Begin Exercise input

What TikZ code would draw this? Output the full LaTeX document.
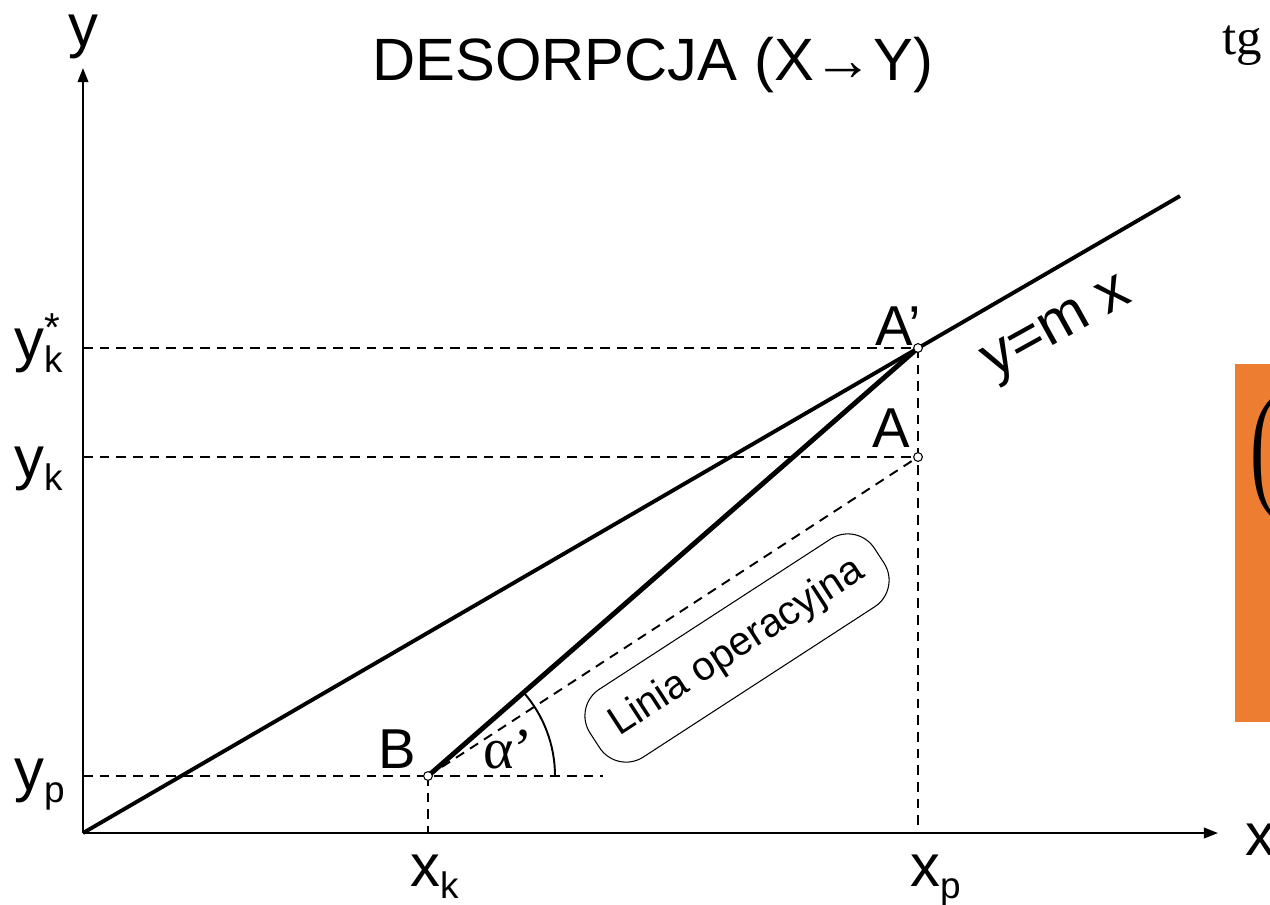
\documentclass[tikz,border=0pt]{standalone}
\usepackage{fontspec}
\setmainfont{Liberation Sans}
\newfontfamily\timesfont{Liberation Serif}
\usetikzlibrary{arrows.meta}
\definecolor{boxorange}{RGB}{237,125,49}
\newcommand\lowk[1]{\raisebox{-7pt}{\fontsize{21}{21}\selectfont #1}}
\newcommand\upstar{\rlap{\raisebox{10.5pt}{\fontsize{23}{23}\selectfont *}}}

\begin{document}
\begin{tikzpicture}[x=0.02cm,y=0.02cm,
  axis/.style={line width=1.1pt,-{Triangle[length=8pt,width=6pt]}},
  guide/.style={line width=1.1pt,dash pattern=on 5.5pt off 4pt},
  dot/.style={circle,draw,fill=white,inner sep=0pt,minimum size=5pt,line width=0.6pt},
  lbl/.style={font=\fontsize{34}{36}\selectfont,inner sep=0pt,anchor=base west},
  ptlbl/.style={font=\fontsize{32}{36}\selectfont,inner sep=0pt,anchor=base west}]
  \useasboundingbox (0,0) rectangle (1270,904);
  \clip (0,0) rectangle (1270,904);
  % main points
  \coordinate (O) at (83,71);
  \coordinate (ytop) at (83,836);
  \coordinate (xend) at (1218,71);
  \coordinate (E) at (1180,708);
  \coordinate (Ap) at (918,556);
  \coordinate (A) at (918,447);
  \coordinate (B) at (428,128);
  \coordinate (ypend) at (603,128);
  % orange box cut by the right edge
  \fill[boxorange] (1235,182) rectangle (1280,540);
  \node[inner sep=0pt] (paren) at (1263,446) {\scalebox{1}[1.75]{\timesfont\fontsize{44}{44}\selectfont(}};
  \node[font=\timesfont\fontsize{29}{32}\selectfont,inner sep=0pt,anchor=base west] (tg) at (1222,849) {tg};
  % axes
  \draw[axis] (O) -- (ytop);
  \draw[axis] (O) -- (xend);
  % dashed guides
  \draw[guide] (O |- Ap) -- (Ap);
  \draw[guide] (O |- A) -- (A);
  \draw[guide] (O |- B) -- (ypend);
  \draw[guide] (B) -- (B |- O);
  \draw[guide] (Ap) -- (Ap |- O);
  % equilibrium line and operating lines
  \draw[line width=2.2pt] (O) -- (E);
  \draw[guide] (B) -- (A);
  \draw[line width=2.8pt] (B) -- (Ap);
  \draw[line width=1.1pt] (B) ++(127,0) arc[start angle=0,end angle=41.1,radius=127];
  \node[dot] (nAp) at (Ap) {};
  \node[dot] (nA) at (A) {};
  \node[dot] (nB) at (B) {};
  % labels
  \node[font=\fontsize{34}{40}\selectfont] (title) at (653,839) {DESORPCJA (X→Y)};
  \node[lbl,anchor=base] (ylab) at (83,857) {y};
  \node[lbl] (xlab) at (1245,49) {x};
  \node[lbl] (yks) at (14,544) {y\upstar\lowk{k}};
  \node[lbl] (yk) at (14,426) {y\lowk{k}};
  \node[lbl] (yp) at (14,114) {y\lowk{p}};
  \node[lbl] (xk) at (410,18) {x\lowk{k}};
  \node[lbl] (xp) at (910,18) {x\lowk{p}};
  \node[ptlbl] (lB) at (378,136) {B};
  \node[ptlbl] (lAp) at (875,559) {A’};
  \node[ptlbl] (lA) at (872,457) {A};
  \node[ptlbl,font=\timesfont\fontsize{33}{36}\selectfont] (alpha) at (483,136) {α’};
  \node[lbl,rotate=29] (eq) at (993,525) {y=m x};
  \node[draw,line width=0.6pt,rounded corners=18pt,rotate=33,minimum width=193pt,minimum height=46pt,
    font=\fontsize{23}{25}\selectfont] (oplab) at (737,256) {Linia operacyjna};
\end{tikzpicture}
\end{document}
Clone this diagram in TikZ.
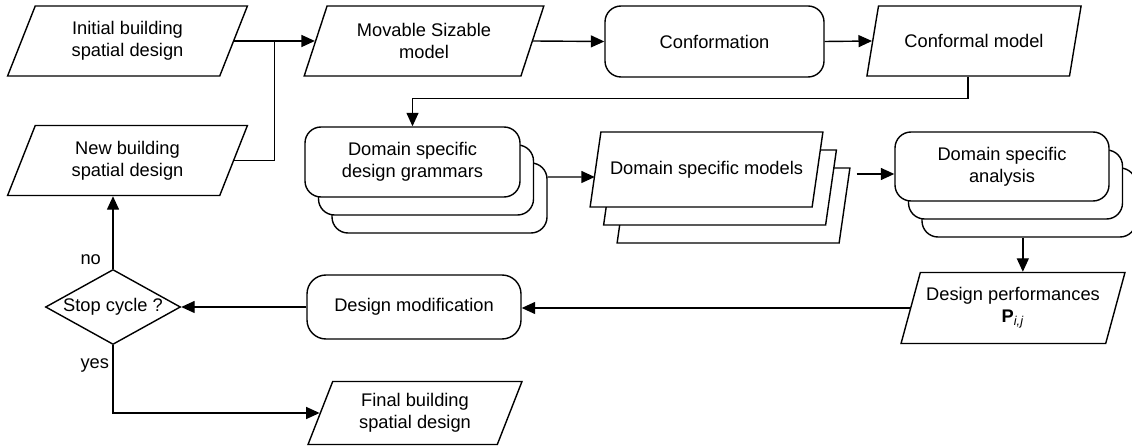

End Exercise input

**The task:**
Except for the pictures, give all the material above again verbatim.

**In response:**
What TikZ code would draw this? Output the full LaTeX document.
\documentclass[tikz,border=0pt]{standalone}
\usepackage{fontspec}
\setmainfont{Liberation Sans}
\newfontfamily\timesfont{Liberation Serif}
\usetikzlibrary{arrows.meta}
\definecolor{boxorange}{RGB}{237,125,49}
\newcommand\lowk[1]{\raisebox{-7pt}{\fontsize{21}{21}\selectfont #1}}
\newcommand\upstar{\rlap{\raisebox{10.5pt}{\fontsize{23}{23}\selectfont *}}}

\begin{document}
\begin{tikzpicture}[x=0.02cm,y=0.02cm,
  axis/.style={line width=1.1pt,-{Triangle[length=8pt,width=6pt]}},
  guide/.style={line width=1.1pt,dash pattern=on 5.5pt off 4pt},
  dot/.style={circle,draw,fill=white,inner sep=0pt,minimum size=5pt,line width=0.6pt},
  lbl/.style={font=\fontsize{34}{36}\selectfont,inner sep=0pt,anchor=base west},
  ptlbl/.style={font=\fontsize{32}{36}\selectfont,inner sep=0pt,anchor=base west}]
  \useasboundingbox (0,0) rectangle (1270,904);
  \clip (0,0) rectangle (1270,904);
  % main points
  \coordinate (O) at (83,71);
  \coordinate (ytop) at (83,836);
  \coordinate (xend) at (1218,71);
  \coordinate (E) at (1180,708);
  \coordinate (Ap) at (918,556);
  \coordinate (A) at (918,447);
  \coordinate (B) at (428,128);
  \coordinate (ypend) at (603,128);
  % orange box cut by the right edge
  \fill[boxorange] (1235,182) rectangle (1280,540);
  \node[inner sep=0pt] (paren) at (1263,446) {\scalebox{1}[1.75]{\timesfont\fontsize{44}{44}\selectfont(}};
  \node[font=\timesfont\fontsize{29}{32}\selectfont,inner sep=0pt,anchor=base west] (tg) at (1222,849) {tg};
  % axes
  \draw[axis] (O) -- (ytop);
  \draw[axis] (O) -- (xend);
  % dashed guides
  \draw[guide] (O |- Ap) -- (Ap);
  \draw[guide] (O |- A) -- (A);
  \draw[guide] (O |- B) -- (ypend);
  \draw[guide] (B) -- (B |- O);
  \draw[guide] (Ap) -- (Ap |- O);
  % equilibrium line and operating lines
  \draw[line width=2.2pt] (O) -- (E);
  \draw[guide] (B) -- (A);
  \draw[line width=2.8pt] (B) -- (Ap);
  \draw[line width=1.1pt] (B) ++(127,0) arc[start angle=0,end angle=41.1,radius=127];
  \node[dot] (nAp) at (Ap) {};
  \node[dot] (nA) at (A) {};
  \node[dot] (nB) at (B) {};
  % labels
  \node[font=\fontsize{34}{40}\selectfont] (title) at (653,839) {DESORPCJA (X→Y)};
  \node[lbl,anchor=base] (ylab) at (83,857) {y};
  \node[lbl] (xlab) at (1245,49) {x};
  \node[lbl] (yks) at (14,544) {y\upstar\lowk{k}};
  \node[lbl] (yk) at (14,426) {y\lowk{k}};
  \node[lbl] (yp) at (14,114) {y\lowk{p}};
  \node[lbl] (xk) at (410,18) {x\lowk{k}};
  \node[lbl] (xp) at (910,18) {x\lowk{p}};
  \node[ptlbl] (lB) at (378,136) {B};
  \node[ptlbl] (lAp) at (875,559) {A’};
  \node[ptlbl] (lA) at (872,457) {A};
  \node[ptlbl,font=\timesfont\fontsize{33}{36}\selectfont] (alpha) at (483,136) {α’};
  \node[lbl,rotate=29] (eq) at (993,525) {y=m x};
  \node[draw,line width=0.6pt,rounded corners=18pt,rotate=33,minimum width=193pt,minimum height=46pt,
    font=\fontsize{23}{25}\selectfont] (oplab) at (737,256) {Linia operacyjna};
\end{tikzpicture}
\end{document}
Clone this diagram in TikZ.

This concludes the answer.